Guido Bertolaso, nel dicembre 2010, aveva chiesto un risarcimento di 120 mila euro – a Marco Travaglio, al direttore Antonio Padellaro e all’Editoriale Il Fatto Spa – perché l’articolo intitolato Bertolao Meravigliao era “gravemente offensivo”.
Il 1 º febbraio il Tribunale di Roma, con la sentenza firmata da Eugenia Serrao, lo condanna a risarcire Travaglio, Padellaro e il Fatto «per 6 mila euro in favore di tutti i convenuti» e al «pagamento delle spese processuali per 5 mi-la euro». In gergo si chiama “lite temeraria”: Bertolaso, in sintesi, non poteva ignorare di avere torto. Eppure ha intentato una causa – con tutto l’impiego di tempo e il denaro pubblico conseguente – che doveva sapere di perdere.
L’articolo firmato da Travaglio riguarda l’inchiesta sugli appalti del G 8 e la cricca – a partire dal provveditore per i lavori pubblici Angelo Balducci e dall’imprenditore Diego Anemone – che li pilotava. In quei giorni la cronaca giudiziaria raccontava degli incontri che Bertolaso intratteneva, nel centro Sport Salaria Village, con una massaggiatrice procurata, secondo l’accusa, dagli uomini della cricca. Bertolaso è attualmente sotto processo a Roma e nel 2010 cita in giudizio Travaglio, Padellaro e Il Fatto – difesi dall’avvocato Katia Malavenda – per diffamazione: l’articolo in questione, secondo l’ex capo della Protezione civile, era «idoneo a prospettare al lettore il convincimento che fosse un soggetto assolutamente immorale. Si afferma falsamente che abbia frequentato donne dedite al meretricio e avrebbe ottenuto vantaggi indebiti; si afferma che le suddette circostanze risulterebbero da intercettazioni telefoniche; tutto sarebbe stato organizzato da imprenditori con finalità in evidente contrapposizione con i principi di trasparenza e di imparzialità della pubblica amministrazione». Insomma: l’articolo afferma il falso.

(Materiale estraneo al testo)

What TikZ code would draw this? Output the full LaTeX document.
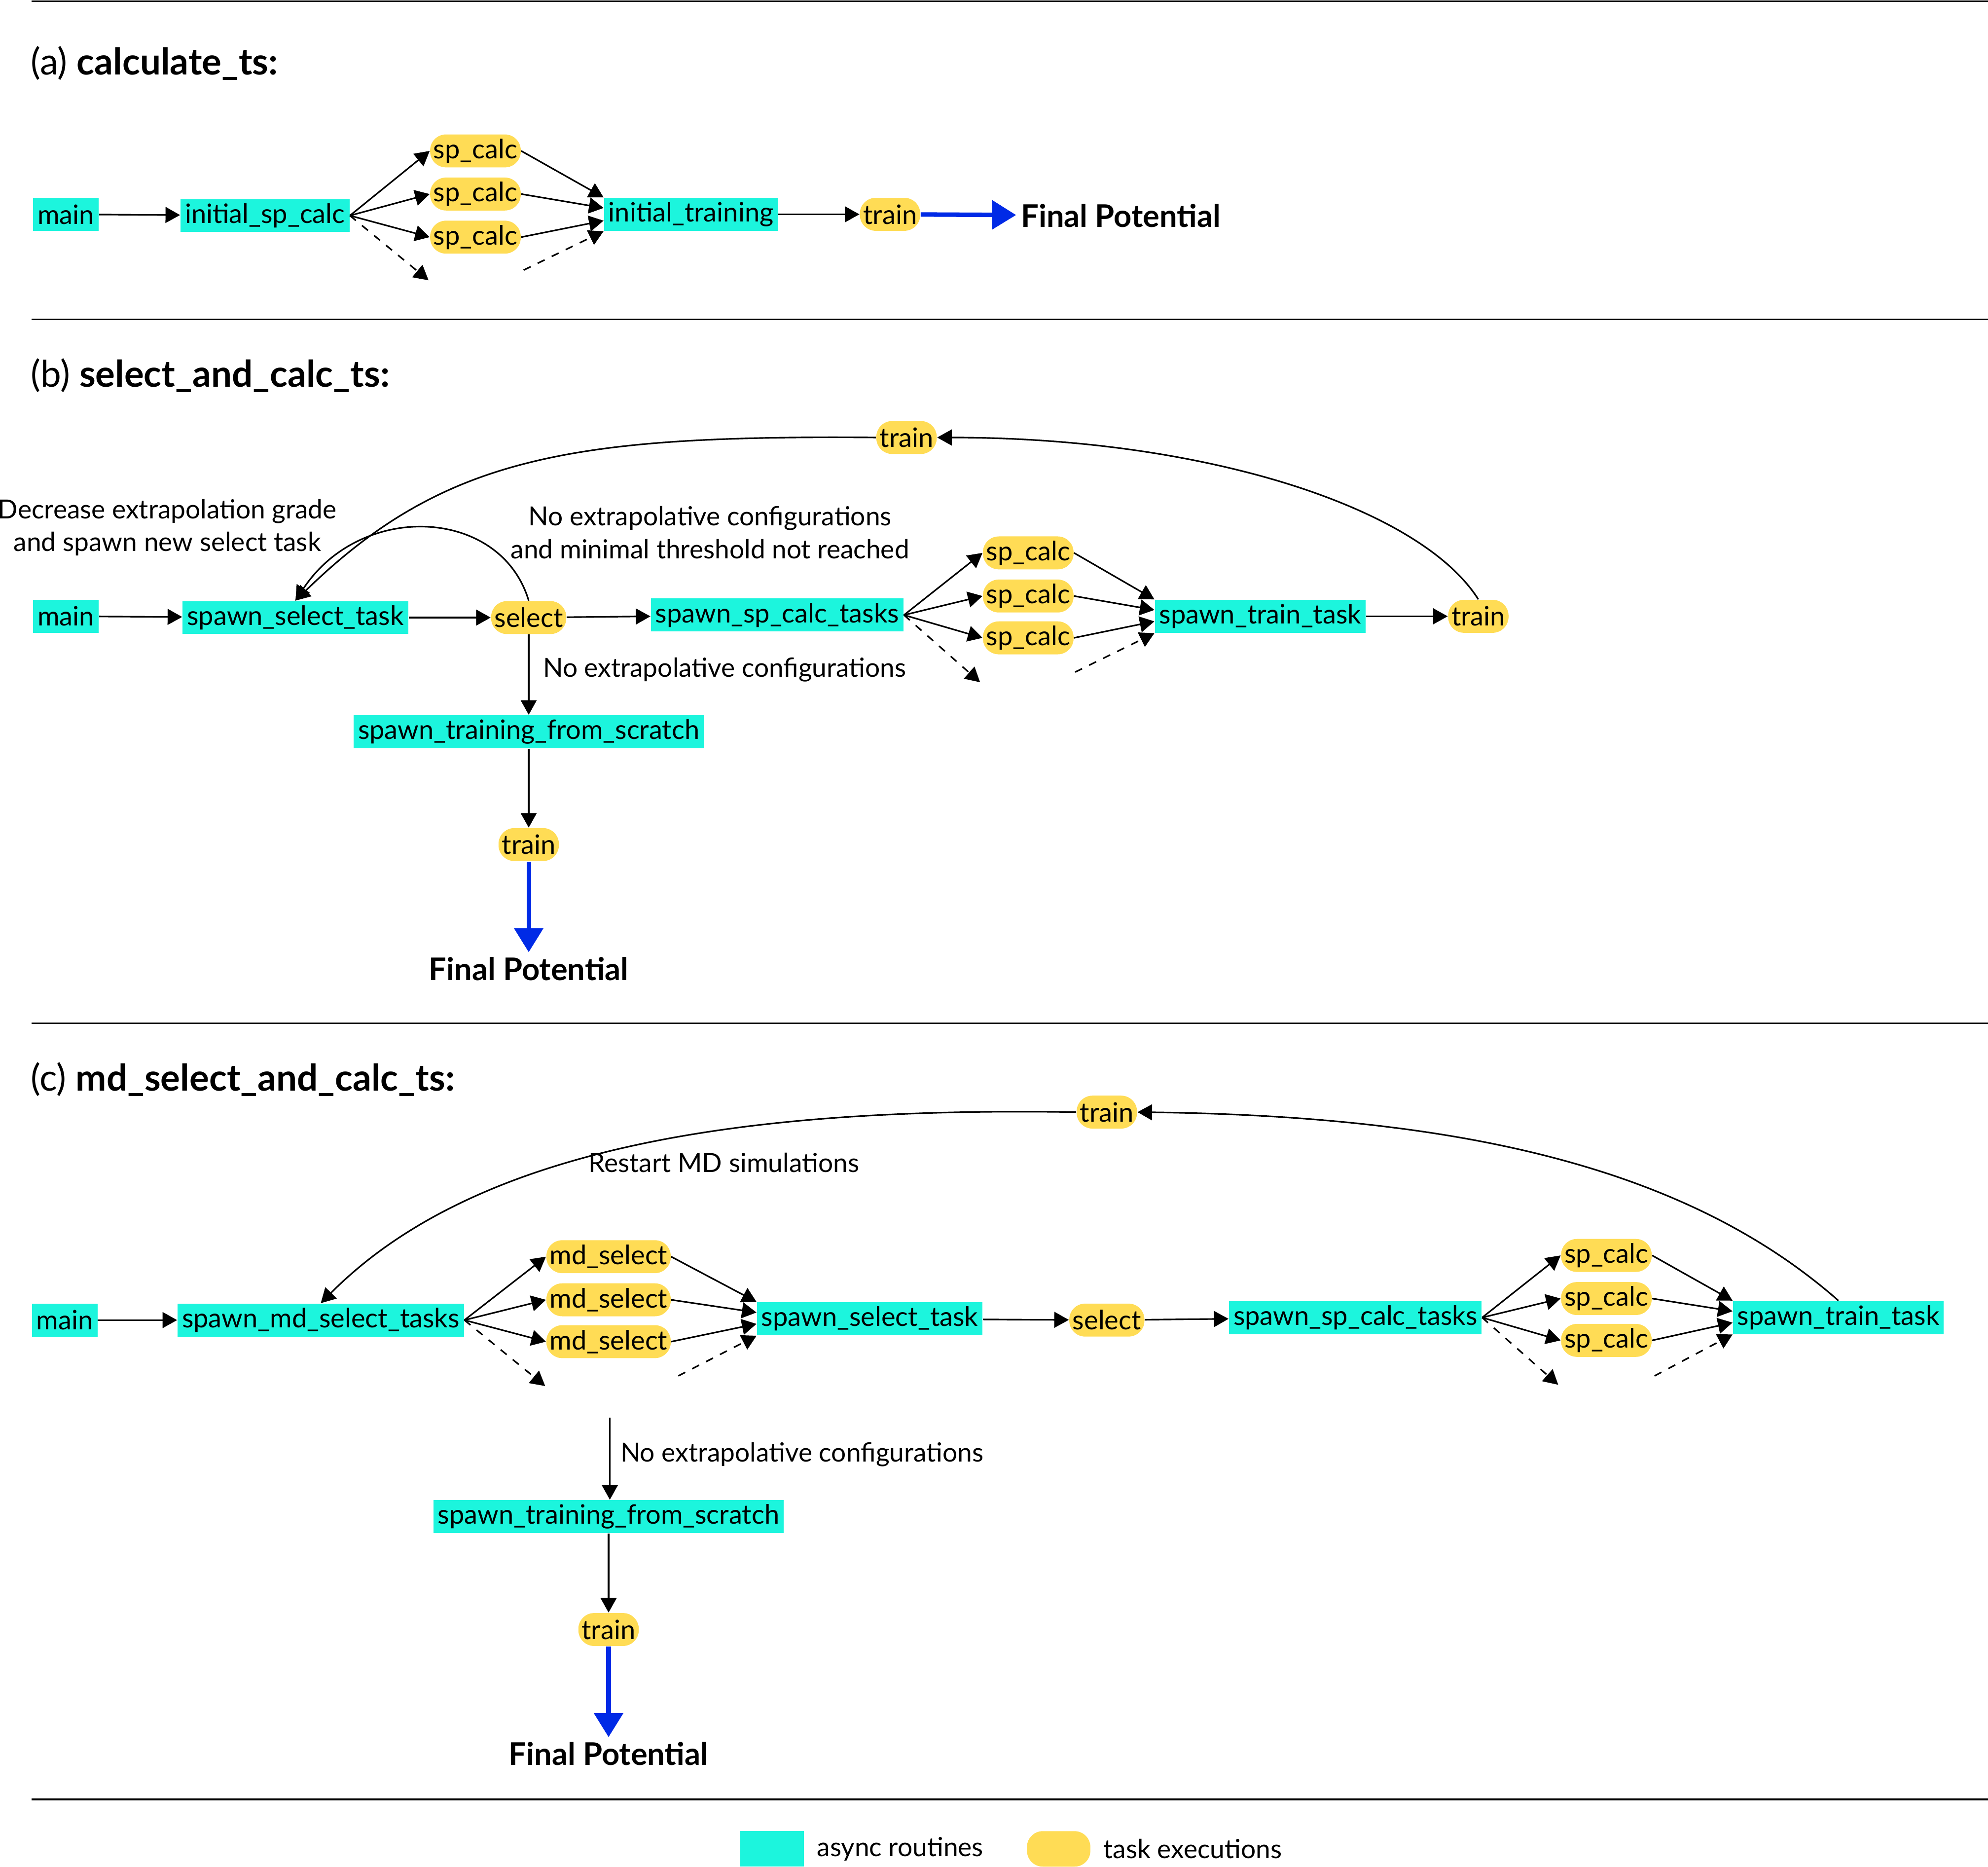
\documentclass[tikz,border=0pt]{standalone}
\usepackage{fontspec}
\setmainfont{Lato}
\usetikzlibrary{arrows.meta,positioning}
\definecolor{routcyan}{RGB}{28,245,221}
\definecolor{taskyel}{RGB}{255,220,85}
\definecolor{finblue}{RGB}{0,42,230}

\begin{document}
\begin{tikzpicture}[x=0.02cm,y=-0.02cm,
  rcell/.style={fill=routcyan,minimum height=0.52cm,inner xsep=2pt,inner ysep=0pt,font=\fontsize{12}{14.8}\selectfont},
  tcell/.style={fill=taskyel,rounded corners=0.25cm,minimum height=0.52cm,inner xsep=1.5pt,inner ysep=0pt,font=\fontsize{12}{14.8}\selectfont},
  lbl/.style={font=\fontsize{11.8}{14.8}\selectfont,align=center,inner sep=0pt},
  hdr/.style={font=\fontsize{16.5}{19}\selectfont,anchor=west,inner sep=0pt},
  fin/.style={font=\fontsize{14}{17}\selectfont\bfseries,inner sep=2pt},
  arr/.style={-{Triangle[length=2.3mm,width=2.5mm]},line width=0.7pt},
  darr/.style={arr,dash pattern=on 3.5pt off 3.5pt},
  barr/.style={-{Triangle[length=3.8mm,width=4.5mm]},line width=2pt,finblue},
  rule/.style={line width=0.7pt},
]
  \useasboundingbox (0,0) rectangle (1568,1472);

  % separators
  \foreach \y in {1,252,807,1419}
    \draw[rule] (25,\y) -- (1568,\y);

  % (a)
  \node[hdr] (ahd) at (24,50) {(a) \textbf{calculate\_ts:}};
  \node[rcell] (amain) at (52,169) {main};
  \node[rcell] (aisc) at (209,170) {initial\_sp\_calc};
  \foreach \i/\y in {1/119,2/153,3/187}
    \node[tcell] (asp\i) at (375,\y) {sp\_calc};
  \node[rcell] (ait) at (545,169) {initial\_training};
  \node[tcell] (atr) at (702,169) {train};
  \node[fin] (afin) at (884,170) {Final Potential};
  \coordinate (ad1) at (338,221);
  \coordinate (ad2) at (413,213);

  \draw[arr] (amain) -- (aisc);
  \foreach \i in {1,2,3}
    \draw[arr] (aisc.east) -- (asp\i.west);
  \draw[darr] (aisc.east) -- (ad1);
  \draw[arr] (asp1.east) -- (ait.north west);
  \draw[arr] (asp2.east) -- ([yshift=0.1cm]ait.west);
  \draw[arr] (asp3.east) -- ([yshift=-0.1cm]ait.west);
  \draw[darr] (ad2) -- (ait.south west);
  \draw[arr] (ait) -- (atr);
  \draw[barr] (atr) -- (afin);

  % (b)
  \node[hdr] (bhd) at (24,296) {(b) \textbf{select\_and\_calc\_ts:}};
  \node[rcell] (bmain) at (52,486) {main};
  \node[rcell] (bsst) at (233,487) {spawn\_select\_task};
  \node[tcell] (bsel) at (417,487) {select};
  \node[rcell] (bspc) at (613,485) {spawn\_sp\_calc\_tasks};
  \foreach \i/\y in {1/436,2/470,3/503}
    \node[tcell] (bsp\i) at (811,\y) {sp\_calc};
  \node[rcell] (bstt) at (994,486) {spawn\_train\_task};
  \node[tcell] (btr) at (1166,486) {train};
  \node[tcell] (btrtop) at (715,345) {train};
  \node[rcell] (btfs) at (417,577) {spawn\_training\_from\_scratch};
  \node[tcell] (btr2) at (417,666) {train};
  \node[fin] (bfin) at (417,764) {Final Potential};
  \node[lbl] (bl1) at (132,416) {Decrease extrapolation grade\\and spawn new select task};
  \node[lbl] (bl2) at (560,420) {No extrapolative configurations\\and minimal threshold not reached};
  \node[lbl,anchor=west] (bl3) at (428,528) {No extrapolative configurations};
  \coordinate (bd1) at (773,538);
  \coordinate (bd2) at (848,530);

  \draw[arr] (bmain) -- (bsst);
  \draw[arr] (bsst) -- (bsel);
  \draw[arr] (bsel) -- (bspc);
  \foreach \i in {1,2,3}
    \draw[arr] (bspc.east) -- (bsp\i.west);
  \draw[darr] (bspc.east) -- (bd1);
  \draw[arr] (bsp1.east) -- (bstt.north west);
  \draw[arr] (bsp2.east) -- ([yshift=0.1cm]bstt.west);
  \draw[arr] (bsp3.east) -- ([yshift=-0.08cm]bstt.west);
  \draw[darr] (bd2) -- (bstt.south west);
  \draw[arr] (bstt) -- (btr);
  \draw[arr] (btr.north) .. controls (1120,400) and (950,345) .. (btrtop.east);
  \draw[arr] (btrtop.west) .. controls (450,343) and (350,360) .. (bsst.north);
  \draw[arr] (bsel.north) .. controls (395,400) and (285,395) .. (bsst.north);
  \draw[arr] (bsel) -- (btfs);
  \draw[arr] (btfs) -- (btr2);
  \draw[barr] (btr2) -- (bfin);

  % (c)
  \node[hdr] (chd) at (24,851) {(c) \textbf{md\_select\_and\_calc\_ts:}};
  \node[rcell] (cmain) at (51,1041) {main};
  \node[rcell] (csmst) at (253,1041) {spawn\_md\_select\_tasks};
  \foreach \i/\y in {1/991,2/1025,3/1058}
    \node[tcell] (cms\i) at (480,\y) {md\_select};
  \node[rcell] (csst) at (686,1040) {spawn\_select\_task};
  \node[tcell] (csel) at (873,1041) {select};
  \node[rcell] (cspc) at (1069,1039) {spawn\_sp\_calc\_tasks};
  \foreach \i/\y in {1/990,2/1024,3/1057}
    \node[tcell] (csp\i) at (1267,\y) {sp\_calc};
  \node[rcell] (cstt) at (1450,1039) {spawn\_train\_task};
  \node[tcell] (ctrtop) at (873,877) {train};
  \node[lbl] (cl1) at (571,917) {Restart MD simulations};
  \coordinate (cnx) at (481,1118);
  \node[lbl,anchor=west] (cl2) at (489,1147) {No extrapolative configurations};
  \node[rcell] (ctfs) at (480,1196) {spawn\_training\_from\_scratch};
  \node[tcell] (ctr2) at (480,1285) {train};
  \node[fin] (cfin) at (480,1383) {Final Potential};
  \coordinate (cd1) at (430,1093);
  \coordinate (cd2) at (535,1085);
  \coordinate (cd3) at (1229,1092);
  \coordinate (cd4) at (1305,1085);

  \draw[arr] (cmain) -- (csmst);
  \foreach \i in {1,2,3}
    \draw[arr] (csmst.east) -- (cms\i.west);
  \draw[darr] (csmst.east) -- (cd1);
  \draw[arr] (cms1.east) -- (csst.north west);
  \draw[arr] (cms2.east) -- ([yshift=0.1cm]csst.west);
  \draw[arr] (cms3.east) -- ([yshift=-0.08cm]csst.west);
  \draw[darr] (cd2) -- (csst.south west);
  \draw[arr] (csst) -- (csel);
  \draw[arr] (csel) -- (cspc);
  \foreach \i in {1,2,3}
    \draw[arr] (cspc.east) -- (csp\i.west);
  \draw[darr] (cspc.east) -- (cd3);
  \draw[arr] (csp1.east) -- (cstt.north west);
  \draw[arr] (csp2.east) -- ([yshift=0.1cm]cstt.west);
  \draw[arr] (csp3.east) -- ([yshift=-0.08cm]cstt.west);
  \draw[darr] (cd4) -- (cstt.south west);
  \draw[arr] (cstt.north) .. controls (1330,920) and (1150,880) .. (ctrtop.east);
  \draw[arr] (ctrtop.west) .. controls (600,873) and (380,900) .. (csmst.north);
  \draw[arr] (cnx) -- (cnx |- ctfs.north);
  \draw[arr] (ctfs) -- (ctr2);
  \draw[barr] (ctr2) -- (cfin);

  % legend
  \node[rcell,minimum width=1cm,minimum height=0.56cm] (lgr) at (609,1458) {};
  \node[lbl,anchor=west] (lgrt) at (644,1458) {async routines};
  \node[tcell,minimum width=1cm,minimum height=0.56cm] (lgt) at (835,1458) {};
  \node[lbl,anchor=west] (lgtt) at (870,1458) {task executions};
\end{tikzpicture}
\end{document}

In realtà, a giudicare dalla sentenza, è Bertolaso che dovrebbe prestare più attenzione a ciò che scrive: «La conoscenza del contenuto delle intercettazioni, menzionate nell’ordinanza di custodia cautelare, evidenzia la temerarietà della lite proposta in questa sede». Travaglio non ha diffamato, né scritto il falso, e la sentenza commenta alcuni passaggi del brano incriminato: «La locuzione ‘ Emergenza bikini ‘ allude in termini privi di volgarità al contenuto di una intercettazione in cui Simone Rossetti si assicurava che la donna da mettere a disposizione di Guido Bertolaso indossasse determinata biancheria. L’espressione ‘ Squadra della prostituzione civile spa ‘ rappresenta un gioco di parole per ironizzare sulle prestazioni di tipo sessuale nelle quali, secondo l’accusa, si erano sostanziati i vantaggi offerti al Capo della Protezione civile. La storpiatura del nome in ‘ Bertolao Meravigliao’ allude chiaramente al fatto che l’incarico di scegliere le ragazze fosse stato dato da tale Regina De Fatima Profeta, che in passato aveva partecipato a una trasmissione televisiva in cui si ballava e cantava una canzone dal titolo Cacao Meravigliao».